⟨
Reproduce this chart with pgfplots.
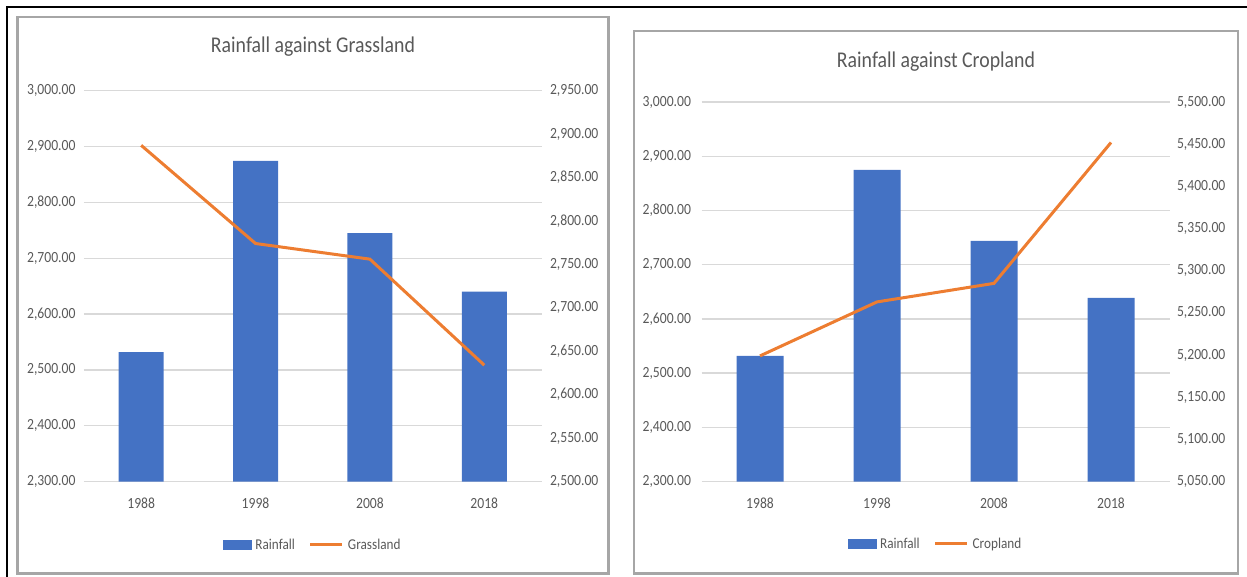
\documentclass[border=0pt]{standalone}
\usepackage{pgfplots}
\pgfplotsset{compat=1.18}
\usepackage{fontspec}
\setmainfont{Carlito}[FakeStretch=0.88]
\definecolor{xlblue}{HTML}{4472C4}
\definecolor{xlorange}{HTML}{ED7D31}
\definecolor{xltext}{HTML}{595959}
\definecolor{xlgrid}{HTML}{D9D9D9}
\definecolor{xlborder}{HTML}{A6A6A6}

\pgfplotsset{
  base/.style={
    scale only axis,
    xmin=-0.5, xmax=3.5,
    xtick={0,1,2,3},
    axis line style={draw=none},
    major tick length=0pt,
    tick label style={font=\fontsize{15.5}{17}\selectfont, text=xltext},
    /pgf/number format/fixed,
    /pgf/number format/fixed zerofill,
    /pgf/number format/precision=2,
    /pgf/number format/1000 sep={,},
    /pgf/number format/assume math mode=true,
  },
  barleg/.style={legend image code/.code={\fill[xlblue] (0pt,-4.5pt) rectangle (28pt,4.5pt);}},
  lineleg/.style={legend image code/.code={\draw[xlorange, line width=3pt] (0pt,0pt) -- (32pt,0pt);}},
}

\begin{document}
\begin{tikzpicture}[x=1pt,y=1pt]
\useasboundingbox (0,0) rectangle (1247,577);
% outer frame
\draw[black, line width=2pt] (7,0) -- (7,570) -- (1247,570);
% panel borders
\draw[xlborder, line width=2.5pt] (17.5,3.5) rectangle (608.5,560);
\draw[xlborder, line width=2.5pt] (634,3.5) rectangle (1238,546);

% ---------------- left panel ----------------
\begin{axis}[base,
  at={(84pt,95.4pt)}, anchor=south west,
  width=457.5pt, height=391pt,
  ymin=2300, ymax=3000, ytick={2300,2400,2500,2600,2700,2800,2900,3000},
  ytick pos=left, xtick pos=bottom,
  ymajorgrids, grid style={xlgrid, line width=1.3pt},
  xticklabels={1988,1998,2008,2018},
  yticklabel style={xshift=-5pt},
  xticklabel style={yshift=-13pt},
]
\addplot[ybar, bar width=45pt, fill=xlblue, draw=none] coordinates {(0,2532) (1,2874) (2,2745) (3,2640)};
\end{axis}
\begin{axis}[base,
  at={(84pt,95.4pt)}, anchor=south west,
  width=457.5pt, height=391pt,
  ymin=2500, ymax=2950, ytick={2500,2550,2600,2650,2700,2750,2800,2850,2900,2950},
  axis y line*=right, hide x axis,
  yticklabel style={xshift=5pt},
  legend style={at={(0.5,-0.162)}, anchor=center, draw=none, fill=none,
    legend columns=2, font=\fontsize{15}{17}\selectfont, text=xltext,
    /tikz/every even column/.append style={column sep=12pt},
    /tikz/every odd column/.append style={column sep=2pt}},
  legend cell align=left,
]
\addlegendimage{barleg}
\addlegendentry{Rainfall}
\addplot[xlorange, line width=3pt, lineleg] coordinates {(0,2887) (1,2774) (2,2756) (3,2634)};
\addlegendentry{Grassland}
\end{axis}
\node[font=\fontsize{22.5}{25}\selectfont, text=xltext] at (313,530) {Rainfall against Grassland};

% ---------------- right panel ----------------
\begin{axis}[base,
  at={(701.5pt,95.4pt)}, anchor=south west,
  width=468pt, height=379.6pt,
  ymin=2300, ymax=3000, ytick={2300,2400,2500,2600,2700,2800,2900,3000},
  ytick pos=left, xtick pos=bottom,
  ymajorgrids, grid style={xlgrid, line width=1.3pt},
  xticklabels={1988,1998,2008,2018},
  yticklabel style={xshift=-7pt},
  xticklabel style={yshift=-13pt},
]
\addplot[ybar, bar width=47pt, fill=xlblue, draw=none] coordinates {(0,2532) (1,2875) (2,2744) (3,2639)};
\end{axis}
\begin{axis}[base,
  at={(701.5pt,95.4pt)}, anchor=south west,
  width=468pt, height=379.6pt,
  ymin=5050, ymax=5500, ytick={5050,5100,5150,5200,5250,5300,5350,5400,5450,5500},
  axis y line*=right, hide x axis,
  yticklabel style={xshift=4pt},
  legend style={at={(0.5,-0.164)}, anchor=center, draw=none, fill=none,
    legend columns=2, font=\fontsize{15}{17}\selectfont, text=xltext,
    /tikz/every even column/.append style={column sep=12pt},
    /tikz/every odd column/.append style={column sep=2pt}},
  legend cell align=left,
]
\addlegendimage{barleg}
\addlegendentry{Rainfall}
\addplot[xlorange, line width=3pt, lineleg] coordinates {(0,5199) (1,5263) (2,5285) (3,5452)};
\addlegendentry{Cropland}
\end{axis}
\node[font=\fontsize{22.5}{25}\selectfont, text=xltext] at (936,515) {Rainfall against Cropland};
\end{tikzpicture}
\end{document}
⟩
**Exercise**
Reproduce the full material exactly, excluding the pictures.

**Worked solution**
Reproduce this chart with pgfplots.
\documentclass[border=0pt]{standalone}
\usepackage{pgfplots}
\pgfplotsset{compat=1.18}
\usepackage{fontspec}
\setmainfont{Carlito}[FakeStretch=0.88]
\definecolor{xlblue}{HTML}{4472C4}
\definecolor{xlorange}{HTML}{ED7D31}
\definecolor{xltext}{HTML}{595959}
\definecolor{xlgrid}{HTML}{D9D9D9}
\definecolor{xlborder}{HTML}{A6A6A6}

\pgfplotsset{
  base/.style={
    scale only axis,
    xmin=-0.5, xmax=3.5,
    xtick={0,1,2,3},
    axis line style={draw=none},
    major tick length=0pt,
    tick label style={font=\fontsize{15.5}{17}\selectfont, text=xltext},
    /pgf/number format/fixed,
    /pgf/number format/fixed zerofill,
    /pgf/number format/precision=2,
    /pgf/number format/1000 sep={,},
    /pgf/number format/assume math mode=true,
  },
  barleg/.style={legend image code/.code={\fill[xlblue] (0pt,-4.5pt) rectangle (28pt,4.5pt);}},
  lineleg/.style={legend image code/.code={\draw[xlorange, line width=3pt] (0pt,0pt) -- (32pt,0pt);}},
}

\begin{document}
\begin{tikzpicture}[x=1pt,y=1pt]
\useasboundingbox (0,0) rectangle (1247,577);
% outer frame
\draw[black, line width=2pt] (7,0) -- (7,570) -- (1247,570);
% panel borders
\draw[xlborder, line width=2.5pt] (17.5,3.5) rectangle (608.5,560);
\draw[xlborder, line width=2.5pt] (634,3.5) rectangle (1238,546);

% ---------------- left panel ----------------
\begin{axis}[base,
  at={(84pt,95.4pt)}, anchor=south west,
  width=457.5pt, height=391pt,
  ymin=2300, ymax=3000, ytick={2300,2400,2500,2600,2700,2800,2900,3000},
  ytick pos=left, xtick pos=bottom,
  ymajorgrids, grid style={xlgrid, line width=1.3pt},
  xticklabels={1988,1998,2008,2018},
  yticklabel style={xshift=-5pt},
  xticklabel style={yshift=-13pt},
]
\addplot[ybar, bar width=45pt, fill=xlblue, draw=none] coordinates {(0,2532) (1,2874) (2,2745) (3,2640)};
\end{axis}
\begin{axis}[base,
  at={(84pt,95.4pt)}, anchor=south west,
  width=457.5pt, height=391pt,
  ymin=2500, ymax=2950, ytick={2500,2550,2600,2650,2700,2750,2800,2850,2900,2950},
  axis y line*=right, hide x axis,
  yticklabel style={xshift=5pt},
  legend style={at={(0.5,-0.162)}, anchor=center, draw=none, fill=none,
    legend columns=2, font=\fontsize{15}{17}\selectfont, text=xltext,
    /tikz/every even column/.append style={column sep=12pt},
    /tikz/every odd column/.append style={column sep=2pt}},
  legend cell align=left,
]
\addlegendimage{barleg}
\addlegendentry{Rainfall}
\addplot[xlorange, line width=3pt, lineleg] coordinates {(0,2887) (1,2774) (2,2756) (3,2634)};
\addlegendentry{Grassland}
\end{axis}
\node[font=\fontsize{22.5}{25}\selectfont, text=xltext] at (313,530) {Rainfall against Grassland};

% ---------------- right panel ----------------
\begin{axis}[base,
  at={(701.5pt,95.4pt)}, anchor=south west,
  width=468pt, height=379.6pt,
  ymin=2300, ymax=3000, ytick={2300,2400,2500,2600,2700,2800,2900,3000},
  ytick pos=left, xtick pos=bottom,
  ymajorgrids, grid style={xlgrid, line width=1.3pt},
  xticklabels={1988,1998,2008,2018},
  yticklabel style={xshift=-7pt},
  xticklabel style={yshift=-13pt},
]
\addplot[ybar, bar width=47pt, fill=xlblue, draw=none] coordinates {(0,2532) (1,2875) (2,2744) (3,2639)};
\end{axis}
\begin{axis}[base,
  at={(701.5pt,95.4pt)}, anchor=south west,
  width=468pt, height=379.6pt,
  ymin=5050, ymax=5500, ytick={5050,5100,5150,5200,5250,5300,5350,5400,5450,5500},
  axis y line*=right, hide x axis,
  yticklabel style={xshift=4pt},
  legend style={at={(0.5,-0.164)}, anchor=center, draw=none, fill=none,
    legend columns=2, font=\fontsize{15}{17}\selectfont, text=xltext,
    /tikz/every even column/.append style={column sep=12pt},
    /tikz/every odd column/.append style={column sep=2pt}},
  legend cell align=left,
]
\addlegendimage{barleg}
\addlegendentry{Rainfall}
\addplot[xlorange, line width=3pt, lineleg] coordinates {(0,5199) (1,5263) (2,5285) (3,5452)};
\addlegendentry{Cropland}
\end{axis}
\node[font=\fontsize{22.5}{25}\selectfont, text=xltext] at (936,515) {Rainfall against Cropland};
\end{tikzpicture}
\end{document}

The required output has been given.